The recent decision to have as many as eight Utah elementary and middle-school districts remove the Bible from their school library gave me pause. And I’m pretty sure the general public is divided on this contentious decision. Let’s face it, the Bible—and many other religious books for that matter—is replete with passages that can make any human rights advocate’s hair stand straight. So, rather than take the extreme measure of removing entire Bibles from school shelves—which is already upsetting many Christians who view this move as discriminatory and anti-Christian—and until Rael's proposal submitted to the UN decades ago is finally on the UN agenda, why not simply create a 'special section' in those libraries called “Warning: Anti-Human Rights Books—Adults Only” or “Warning: Books that Violate Human Rights—Adults Only” and stack the bookshelves accordingly? Wouldn’t this approach be less draconian and more impartial for now? Of course, it would. And it would be a first step in the right direction.
We are actually already seeing a backlash from their decision and this is only the beginning. To have the district’s Board of Education establish and appoint a committee for the sole purpose of reviewing parents’ complaints is counterproductive, and perhaps if things had been handled differently, such a committee would never have seen the light of day. Case in point, the Davis School District is now considering whether to return the Bible to library shelves.
But if we are serious at all about filtering the content of any book, it should be done for violence-related not sex-related passages like onanism, pornography, racial identity, or LGBTQ lifestyles, and we should start by expurgating from all religious texts every single passage that violates human rights, such as the beating, raping, and stoning of wives for disobeying their husbands, the killing of adulterers, homosexuals and infidels, pedophilia, genital mutilation, infanticide, and rape, and the list goes on. Because if we continue to ignore such teachings, we are only ensuring more generations of violence, and at some point, we must say "Enough is enough" and hold all religions accountable for what they teach their followers.

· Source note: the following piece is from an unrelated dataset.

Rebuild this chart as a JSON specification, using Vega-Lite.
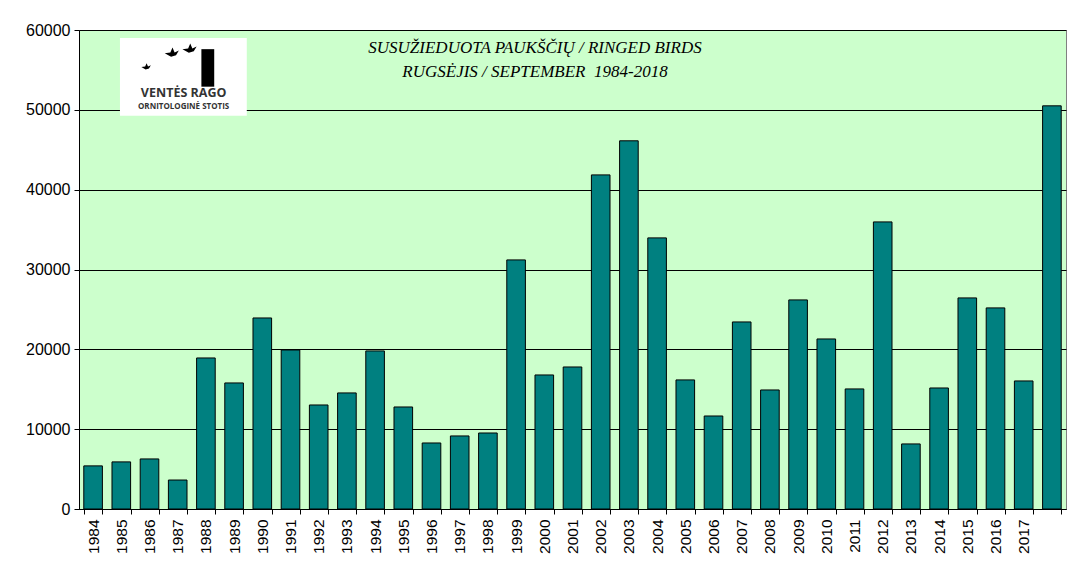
{
  "$schema": "https://vega.github.io/schema/vega-lite/v6.json",
  "autosize": {"type": "none"},
  "padding": {"left": 79, "top": 30, "right": 19, "bottom": 70},
  "width": 987,
  "height": 479,
  "background": "white",
  "config": {
    "view": {"fill": "#CCFFCC", "stroke": "#808080", "strokeWidth": 1},
    "font": "Liberation Sans"
  },
  "datasets": {
    "birds": [
      {"year": "1984", "ringed": 5400},
      {"year": "1985", "ringed": 5900},
      {"year": "1986", "ringed": 6270},
      {"year": "1987", "ringed": 3630},
      {"year": "1988", "ringed": 18920},
      {"year": "1989", "ringed": 15790},
      {"year": "1990", "ringed": 23930},
      {"year": "1991", "ringed": 19920},
      {"year": "1992", "ringed": 13030},
      {"year": "1993", "ringed": 14540},
      {"year": "1994", "ringed": 19800},
      {"year": "1995", "ringed": 12780},
      {"year": "1996", "ringed": 8270},
      {"year": "1997", "ringed": 9150},
      {"year": "1998", "ringed": 9520},
      {"year": "1999", "ringed": 31200},
      {"year": "2000", "ringed": 16790},
      {"year": "2001", "ringed": 17790},
      {"year": "2002", "ringed": 41850},
      {"year": "2003", "ringed": 46120},
      {"year": "2004", "ringed": 33960},
      {"year": "2005", "ringed": 16170},
      {"year": "2006", "ringed": 11650},
      {"year": "2007", "ringed": 23430},
      {"year": "2008", "ringed": 14910},
      {"year": "2009", "ringed": 26190},
      {"year": "2010", "ringed": 21300},
      {"year": "2011", "ringed": 15040},
      {"year": "2012", "ringed": 35960},
      {"year": "2013", "ringed": 8150},
      {"year": "2014", "ringed": 15160},
      {"year": "2015", "ringed": 26440},
      {"year": "2016", "ringed": 25190},
      {"year": "2017", "ringed": 16040},
      {"year": "2018", "ringed": 50500}
    ],
    "titles": [
      {"pos": 0.462, "val": 57700, "label": "SUSUŽIEDUOTA PAUKŠČIŲ / RINGED BIRDS"},
      {"pos": 0.462, "val": 54700, "label": "RUGSĖJIS / SEPTEMBER\u00a0 1984-2018"}
    ],
    "logo": [{"x1": 0.0415, "x2": 0.170, "y1": 49250, "y2": 59000}],
    "logotext": [
      {"pos": 0.106, "val": 52050, "label": "VENTĖS RAGO", "size": 12.5},
      {"pos": 0.106, "val": 50300, "label": "ORNITOLOGINĖ STOTIS", "size": 8}
    ],
    "tower": [{"x1": 0.124, "x2": 0.137, "y1": 52900, "y2": 57600}],
    "flock": [
      {"pos": 0.068, "val": 55300, "size": 90},
      {"pos": 0.094, "val": 57000, "size": 200},
      {"pos": 0.112, "val": 57500, "size": 200}
    ]
  },
  "layer": [
    {
      "data": {"name": "birds"},
      "mark": {"type": "bar", "fill": "#008080", "stroke": "black", "strokeWidth": 1},
      "encoding": {
        "x": {
          "field": "year",
          "type": "ordinal",
          "scale": {"paddingInner": 0.34, "paddingOuter": 0.17},
          "axis": {
            "title": null,
            "labelAngle": 270,
            "labelFontSize": 15.5,
            "labelColor": "black",
            "labelPadding": 5,
            "labelExpr": "datum.value == '2018' ? '' : datum.value",
            "tickBand": "extent",
            "tickColor": "black",
            "tickSize": 5,
            "domainColor": "black",
            "labelFont": "Liberation Sans"
          }
        },
        "y": {
          "field": "ringed",
          "type": "quantitative",
          "scale": {"domain": [0, 60000], "nice": false},
          "axis": {
            "title": null,
            "values": [0, 10000, 20000, 30000, 40000, 50000, 60000],
            "format": "d",
            "labelFontSize": 16,
            "labelColor": "black",
            "labelPadding": 4,
            "tickColor": "black",
            "tickSize": 5,
            "domainColor": "black",
            "gridColor": "black",
            "gridOpacity": 1,
            "labelFont": "Liberation Sans"
          }
        }
      }
    },
    {
      "data": {"name": "logo"},
      "mark": {"type": "rect", "fill": "white"},
      "encoding": {
        "x": {"field": "x1", "type": "quantitative", "scale": {"domain": [0, 1]}, "axis": null},
        "x2": {"field": "x2"},
        "y": {"field": "y1", "type": "quantitative"},
        "y2": {"field": "y2"}
      }
    },
    {
      "data": {"name": "tower"},
      "mark": {"type": "rect", "fill": "black"},
      "encoding": {
        "x": {"field": "x1", "type": "quantitative", "scale": {"domain": [0, 1]}, "axis": null},
        "x2": {"field": "x2"},
        "y": {"field": "y1", "type": "quantitative"},
        "y2": {"field": "y2"}
      }
    },
    {
      "data": {"name": "flock"},
      "mark": {"type": "point", "shape": "M-1,-0.1L-0.2,-0.2L0.1,-0.9L0.4,-0.2L1,-0.5L0.6,0.2L-0.1,0.4Z", "filled": true, "color": "black", "opacity": 1},
      "encoding": {
        "x": {"field": "pos", "type": "quantitative", "scale": {"domain": [0, 1]}, "axis": null},
        "y": {"field": "val", "type": "quantitative"},
        "size": {"field": "size", "type": "quantitative", "scale": null, "legend": null}
      }
    },
    {
      "data": {"name": "logotext"},
      "mark": {"type": "text", "fontWeight": "bold", "color": "#333333", "font": "Open Sans", "baseline": "middle"},
      "encoding": {
        "x": {"field": "pos", "type": "quantitative", "scale": {"domain": [0, 1]}, "axis": null},
        "y": {"field": "val", "type": "quantitative"},
        "text": {"field": "label"},
        "size": {"field": "size", "type": "quantitative", "scale": null, "legend": null}
      }
    },
    {
      "data": {"name": "titles"},
      "mark": {"type": "text", "font": "Liberation Serif", "fontStyle": "italic", "fontSize": 17, "color": "black"},
      "encoding": {
        "x": {"field": "pos", "type": "quantitative", "scale": {"domain": [0, 1]}, "axis": null},
        "y": {"field": "val", "type": "quantitative"},
        "text": {"field": "label"}
      }
    }
  ],
  "resolve": {"scale": {"x": "independent"}}
}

For decades now, Rael—spiritual leader of the International Raelian Movement (see Raelian Movement)—has advocated the creation of an international oversight committee that would be tasked with the removal from all religious texts of any passage that incites racism, sexism, discrimination, intolerance, and violence. In other words, passages that fail to respect the Universal Declaration of Human Rights. How much longer will the UN continue to ignore such a brilliant and pro-human rights request remains to be seen. Until then, we must continue to campaign for human rights, justice, freedom, equality, and peace for all humans.